Cost of Goods Sold (COGS) Calculator







Understanding the Cost of Goods Sold (COGS) Calculator

The Cost of Goods Sold (COGS) Calculator helps businesses determine the total cost of producing goods or services that have been sold during a specific period. This crucial metric is a key component in calculating gross profit and understanding overall business profitability. By knowing the COGS, businesses can better manage pricing strategies, operational costs, and inventory management.

What is Cost of Goods Sold (COGS)?

Cost of Goods Sold (COGS) refers to the direct costs associated with the production of goods that a company sells during a given period. These costs typically include raw materials, labour directly involved in production, and any other expenses directly tied to manufacturing or producing the goods. It does not include indirect expenses such as distribution, marketing, or overhead costs.

What Does the COGS Calculator Do?

The COGS Calculator simplifies the process of calculating the total cost of goods sold over a specific period. This tool takes into account various inputs such as inventory at the beginning and end of the period, purchases made during that period, and other direct costs. The resulting calculation is essential for understanding profitability and pricing decisions.

How Does the COGS Calculator Work?

The COGS calculation is based on the following formula:


COGS = Beginning Inventory + Purchases During the Period - Ending Inventory

To use the calculator:

  • Input Beginning Inventory: Enter the value of inventory at the start of the period.
  • Input Purchases During the Period: Include all purchases made for raw materials, direct labour, and any other costs incurred during the period.
  • Input Ending Inventory: Enter the value of inventory at the end of the period.

The calculator subtracts the ending inventory from the sum of the beginning inventory and purchases to determine the total cost of goods sold.

Why is COGS Important?

COGS is a critical financial metric because it directly impacts a company’s gross profit and, ultimately, its net income.
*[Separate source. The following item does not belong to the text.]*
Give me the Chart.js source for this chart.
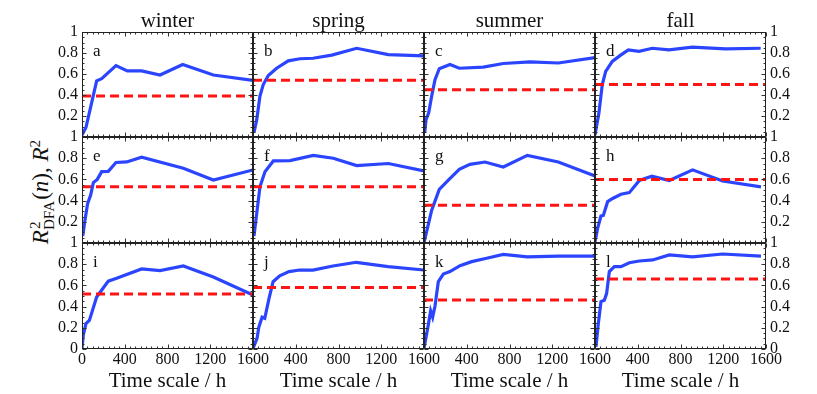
<!DOCTYPE html>
<html>
<head>
<meta charset="utf-8">
<script src="https://cdn.jsdelivr.net/npm/chart.js@4.4.1/dist/chart.umd.min.js"></script>
<style>
  body { margin: 0; background: #fff; }
  #wrap { position: relative; width: 817px; height: 394px; overflow: hidden; }
  #wrap canvas { position: absolute; left: 0; top: 0; }
  #ylab {
    position: absolute; left: 41px; top: 192px;
    transform: translate(-50%, -50%) rotate(-90deg);
    font-family: "Liberation Serif", serif; font-size: 23px; line-height: 1.2; white-space: nowrap; color: #111;
  }
  #ylab .ss { display: inline-block; position: relative; font-size: 0.66em; top: 0.42em; margin-right: 1px; }
  #ylab .ss .up { position: absolute; left: 1px; top: -0.95em; }
  #ylab .sp { font-size: 0.66em; position: relative; top: -0.55em; }
</style>
</head>
<body>
<div id="wrap">
  <div id="ylab"><i>R</i><span class="ss"><span class="up">2</span>DFA</span>(<i>n</i>), <i>R</i><span class="sp">2</span></div>
</div>
<script>
// etiquetas e eixos
const seasons = ['winter', 'spring', 'summer', 'fall'];
const letters = ['a', 'b', 'c', 'd', 'e', 'f', 'g', 'h', 'i', 'j', 'k', 'l'];
const xTicks = [0, 400, 800, 1200, 1600];
const yTicks = [0, 0.2, 0.4, 0.6, 0.8, 1];

// séries (escala de tempo em h, R^2)
const aT = [0, 37, 137, 184, 318, 424, 558, 730, 942, 1229, 1600];
const aV = [0.02, 0.09, 0.535, 0.555, 0.68, 0.63, 0.63, 0.59, 0.69, 0.59, 0.54];
const bT = [10, 35, 65, 96, 143, 221, 330, 440, 562, 737, 970, 1266, 1600];
const bV = [0.045, 0.165, 0.39, 0.5, 0.585, 0.655, 0.725, 0.745, 0.75, 0.78, 0.845, 0.785, 0.773];
const cT = [7, 19, 44, 72, 103, 143, 243, 330, 555, 742, 992, 1257, 1600];
const cV = [0.045, 0.165, 0.23, 0.39, 0.545, 0.65, 0.69, 0.655, 0.665, 0.7, 0.715, 0.705, 0.757];
const dT = [0, 37, 68, 100, 162, 240, 312, 412, 536, 692, 910, 1222, 1550];
const dV = [0.02, 0.23, 0.5, 0.625, 0.72, 0.78, 0.83, 0.815, 0.845, 0.83, 0.855, 0.84, 0.845];
const eT = [7, 28, 53, 81, 106, 143, 184, 246, 318, 418, 558, 948, 1229, 1600];
const eV = [0.066, 0.217, 0.374, 0.453, 0.57, 0.6, 0.673, 0.676, 0.76, 0.765, 0.81, 0.705, 0.594, 0.689];
const fT = [9, 35, 65, 112, 190, 346, 564, 751, 970, 1266, 1600];
const fV = [0.066, 0.28, 0.53, 0.673, 0.774, 0.777, 0.827, 0.8, 0.73, 0.75, 0.68];
const gT = [0, 72, 143, 228, 330, 430, 571, 742, 967, 1257, 1600];
const gV = [0.003, 0.31, 0.506, 0.594, 0.695, 0.742, 0.764, 0.717, 0.827, 0.764, 0.632];
const hT = [0, 25, 56, 78, 118, 165, 243, 321, 415, 533, 695, 913, 1194, 1553];
const hV = [0.012, 0.14, 0.255, 0.26, 0.39, 0.42, 0.46, 0.475, 0.59, 0.63, 0.59, 0.69, 0.585, 0.53];
const iT = [0, 12, 37, 69, 137, 246, 324, 558, 730, 948, 1229, 1600];
const iV = [0.006, 0.13, 0.24, 0.27, 0.49, 0.64, 0.667, 0.755, 0.74, 0.783, 0.68, 0.51];
const jT = [0, 38, 54, 85, 110, 150, 188, 250, 337, 437, 561, 748, 967, 1264, 1600];
const jV = [0.006, 0.1, 0.205, 0.3, 0.29, 0.478, 0.635, 0.69, 0.73, 0.745, 0.745, 0.783, 0.818, 0.777, 0.745];
const kT = [0, 40, 62, 81, 103, 134, 181, 243, 337, 446, 586, 742, 967, 1257, 1600];
const kV = [0.006, 0.226, 0.36, 0.3, 0.405, 0.635, 0.707, 0.73, 0.786, 0.824, 0.856, 0.893, 0.87, 0.877, 0.877];
const lT = [9, 31, 56, 87, 109, 134, 181, 243, 321, 415, 540, 695, 913, 1194, 1553];
const lV = [0.02, 0.24, 0.447, 0.46, 0.525, 0.73, 0.777, 0.777, 0.814, 0.83, 0.84, 0.887, 0.87, 0.896, 0.877];

// limiar (linha tracejada) de cada painel
const thresholds = [0.39, 0.54, 0.45, 0.5, 0.53, 0.53, 0.355, 0.6, 0.52, 0.58, 0.462, 0.66];

const times = [aT, bT, cT, dT, eT, fT, gT, hT, iT, jT, kT, lT];
const values = [aV, bV, cV, dV, eV, fV, gV, hV, iV, jV, kV, lV];

// posição dos painéis na página
const W = 817, H = 394;
const colEdges = [82, 253, 424, 595, 766];
const rowEdges = [32, 137, 243, 349];
const Y_W = 44, X_H = 45;
const FONT = 'Liberation Serif';

// moldura, marcas internas, letra e estação
const framePlugin = {
  id: 'frame',
  afterDraw(chart, args, opts) {
    const ctx = chart.ctx;
    const a = chart.chartArea;
    const x = chart.scales.x, y = chart.scales.y;
    const L = Math.round(a.left) + 0.5, R = Math.round(a.right) - 0.5;
    const T = Math.round(a.top) + 0.5, B = Math.round(a.bottom) - 0.5;
    ctx.save();
    ctx.strokeStyle = '#333';
    ctx.lineWidth = 1;
    ctx.beginPath();
    for (let t = 0; t <= 1600; t += 50) {
      const px = Math.round(x.getPixelForValue(t)) + 0.5;
      const len = t % 400 === 0 ? 4 : 2;
      ctx.moveTo(px, T); ctx.lineTo(px, T + len);
      ctx.moveTo(px, B); ctx.lineTo(px, B - len);
    }
    for (let k = 0; k <= 20; k++) {
      const py = Math.round(y.getPixelForValue(k * 0.05)) + 0.5;
      const len = k % 4 === 0 ? 4 : 2;
      ctx.moveTo(L, py); ctx.lineTo(L + len, py);
      ctx.moveTo(R, py); ctx.lineTo(R - len, py);
    }
    ctx.stroke();
    ctx.strokeStyle = '#222';
    ctx.strokeRect(L, T, R - L, B - T);
    ctx.fillStyle = '#111';
    ctx.textBaseline = 'alphabetic';
    ctx.font = '17px "' + FONT + '"';
    ctx.textAlign = 'left';
    ctx.fillText(opts.letter, a.left + 11, a.top + 23.5);
    if (opts.season) {
      ctx.font = '21px "' + FONT + '"';
      ctx.textAlign = 'center';
      ctx.fillText(opts.season, (a.left + a.right) / 2, a.top - 5);
    }
    ctx.restore();
  }
};

const wrap = document.getElementById('wrap');

for (let p = 0; p < 12; p++) {
  const r = Math.floor(p / 4), c = p % 4;
  const canvas = document.createElement('canvas');
  canvas.width = W; canvas.height = H;
  wrap.appendChild(canvas);

  const showY = c === 0 || c === 3;
  const yW = showY ? Y_W : 0;
  const bottomRow = r === 2;
  const xH = bottomRow ? X_H : 0;
  const L = colEdges[c], R = colEdges[c + 1], T = rowEdges[r], B = rowEdges[r + 1];

  const blue = times[p].map((t, i) => ({ x: t, y: values[p][i] }));
  const red = [{ x: 0, y: thresholds[p] }, { x: 1600, y: thresholds[p] }];

  new Chart(canvas, {
    type: 'line',
    data: {
      datasets: [
        { data: red, borderColor: '#ff1414', borderWidth: 3, borderDash: [9, 5], pointRadius: 0, tension: 0 },
        { data: blue, borderColor: '#2b45ff', borderWidth: 3.2, pointRadius: 0, tension: 0 }
      ]
    },
    options: {
      responsive: false,
      animation: false,
      devicePixelRatio: 1,
      events: [],
      layout: {
        padding: {
          left: L - (c === 0 ? yW : 0),
          right: W - R - (c === 3 ? yW : 0),
          top: T,
          bottom: H - B - xH
        }
      },
      plugins: {
        legend: { display: false },
        tooltip: { enabled: false },
        frame: { letter: letters[p], season: r === 0 ? seasons[c] : '' }
      },
      scales: {
        x: {
          type: 'linear', position: 'bottom', min: 0, max: 1600,
          grid: { display: false, drawTicks: false, tickLength: 0 }, border: { display: false },
          afterBuildTicks: s => { s.ticks = xTicks.filter(v => c === 0 || v > 0).map(v => ({ value: v })); },
          afterFit: s => { s.height = xH; },
          ticks: {
            display: bottomRow, autoSkip: false, maxRotation: 0, padding: 1, color: '#111',
            font: { family: FONT, size: 16 },
            callback: v => String(v)
          },
          title: {
            display: bottomRow, text: 'Time scale / h', color: '#111',
            font: { family: FONT, size: 21 }, padding: { top: 0, bottom: 0 }
          }
        },
        y: {
          type: 'linear', position: c === 3 ? 'right' : 'left', min: 0, max: 1,
          grid: { display: false, drawTicks: false, tickLength: 0 }, border: { display: false },
          afterBuildTicks: s => { s.ticks = yTicks.filter(v => bottomRow || v > 0).map(v => ({ value: v })); },
          afterFit: s => { s.width = yW; },
          ticks: {
            display: showY, autoSkip: false, padding: 4, color: '#111',
            font: { family: FONT, size: 16 },
            callback: v => String(v)
          }
        }
      }
    },
    plugins: [framePlugin]
  });
}
</script>
</body>
</html>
Understanding COGS allows businesses to:

  • Determine Gross Profit: Gross profit is calculated by subtracting COGS from total revenue. It indicates how efficiently a company produces and sells goods.
  • Optimise Pricing Strategies: By knowing the true cost of producing goods, businesses can set prices that ensure a healthy profit margin.
  • Manage Inventory: COGS insights help businesses manage inventory levels, avoid overstocking or understocking, and control production costs.
  • Assess Operational Efficiency: High COGS may indicate inefficiencies or high production costs, signalling the need for cost control measures.

Common Questions About the COGS Calculator

1. What expenses are included in COGS?
COGS includes direct costs such as raw materials, direct labour, and production costs. It does not include overhead, marketing expenses, or distribution costs.

2. How does COGS affect taxes?
COGS is deducted from total revenue when calculating taxable income. A higher COGS can reduce taxable income and, consequently, taxes owed.

3. Can service-based businesses use the COGS Calculator?
Service-based businesses can use COGS to track direct costs of providing services, such as labour and materials, even though it is more commonly used by product-based companies.

4. How can reducing COGS improve profitability?
Reducing COGS by lowering production costs, optimising inventory, or improving supplier terms directly increases gross profit and overall profitability.